Task statement
Return only the lines from the top of the data down to the one that holds "(0,0) rectangle (1702,796);", both included, without any pictures.

Information shown

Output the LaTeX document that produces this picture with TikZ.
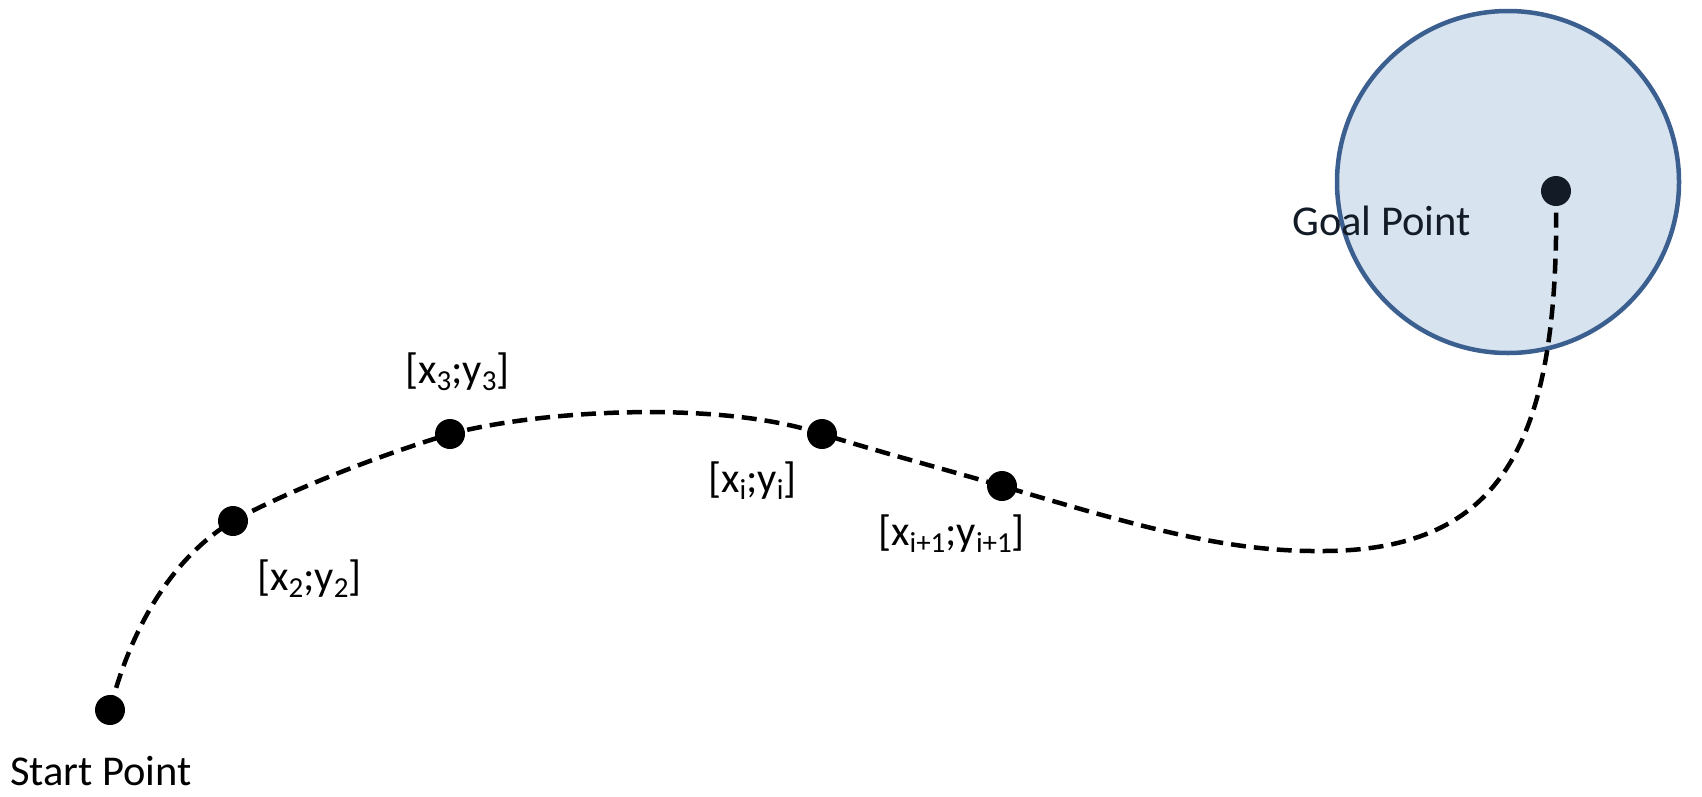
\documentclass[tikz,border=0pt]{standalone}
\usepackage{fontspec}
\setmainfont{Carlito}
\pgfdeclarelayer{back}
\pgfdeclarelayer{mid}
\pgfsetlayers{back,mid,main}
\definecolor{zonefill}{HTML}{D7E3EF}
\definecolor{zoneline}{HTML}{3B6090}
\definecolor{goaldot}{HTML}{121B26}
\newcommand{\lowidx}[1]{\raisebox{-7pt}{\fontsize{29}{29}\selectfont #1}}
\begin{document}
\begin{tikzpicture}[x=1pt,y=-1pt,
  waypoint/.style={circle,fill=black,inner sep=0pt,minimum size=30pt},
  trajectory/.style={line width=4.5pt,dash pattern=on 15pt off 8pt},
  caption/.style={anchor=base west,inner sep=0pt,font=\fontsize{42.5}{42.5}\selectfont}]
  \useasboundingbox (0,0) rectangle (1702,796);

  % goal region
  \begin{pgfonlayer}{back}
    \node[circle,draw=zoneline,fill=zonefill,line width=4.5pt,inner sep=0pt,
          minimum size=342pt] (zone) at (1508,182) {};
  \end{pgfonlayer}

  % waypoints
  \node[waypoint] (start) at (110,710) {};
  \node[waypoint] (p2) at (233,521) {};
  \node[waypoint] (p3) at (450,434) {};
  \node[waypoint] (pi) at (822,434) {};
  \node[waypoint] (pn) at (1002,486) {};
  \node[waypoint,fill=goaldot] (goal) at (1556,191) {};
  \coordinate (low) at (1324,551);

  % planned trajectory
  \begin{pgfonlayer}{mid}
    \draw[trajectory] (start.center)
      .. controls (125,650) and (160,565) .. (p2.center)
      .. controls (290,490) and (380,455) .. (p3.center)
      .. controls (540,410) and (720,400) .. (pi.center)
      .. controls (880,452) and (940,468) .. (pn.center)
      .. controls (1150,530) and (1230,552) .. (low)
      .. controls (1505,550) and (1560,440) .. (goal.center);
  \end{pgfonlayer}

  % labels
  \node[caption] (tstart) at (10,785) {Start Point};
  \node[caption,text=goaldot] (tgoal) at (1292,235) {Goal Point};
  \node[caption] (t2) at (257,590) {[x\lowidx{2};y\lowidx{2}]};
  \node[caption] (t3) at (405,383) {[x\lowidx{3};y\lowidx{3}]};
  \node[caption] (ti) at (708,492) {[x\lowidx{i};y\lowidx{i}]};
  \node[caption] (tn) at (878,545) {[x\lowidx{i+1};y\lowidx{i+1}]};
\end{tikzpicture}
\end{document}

Result of this exercise
Output the LaTeX document that produces this picture with TikZ.
\documentclass[tikz,border=0pt]{standalone}
\usepackage{fontspec}
\setmainfont{Carlito}
\pgfdeclarelayer{back}
\pgfdeclarelayer{mid}
\pgfsetlayers{back,mid,main}
\definecolor{zonefill}{HTML}{D7E3EF}
\definecolor{zoneline}{HTML}{3B6090}
\definecolor{goaldot}{HTML}{121B26}
\newcommand{\lowidx}[1]{\raisebox{-7pt}{\fontsize{29}{29}\selectfont #1}}
\begin{document}
\begin{tikzpicture}[x=1pt,y=-1pt,
  waypoint/.style={circle,fill=black,inner sep=0pt,minimum size=30pt},
  trajectory/.style={line width=4.5pt,dash pattern=on 15pt off 8pt},
  caption/.style={anchor=base west,inner sep=0pt,font=\fontsize{42.5}{42.5}\selectfont}]
  \useasboundingbox (0,0) rectangle (1702,796);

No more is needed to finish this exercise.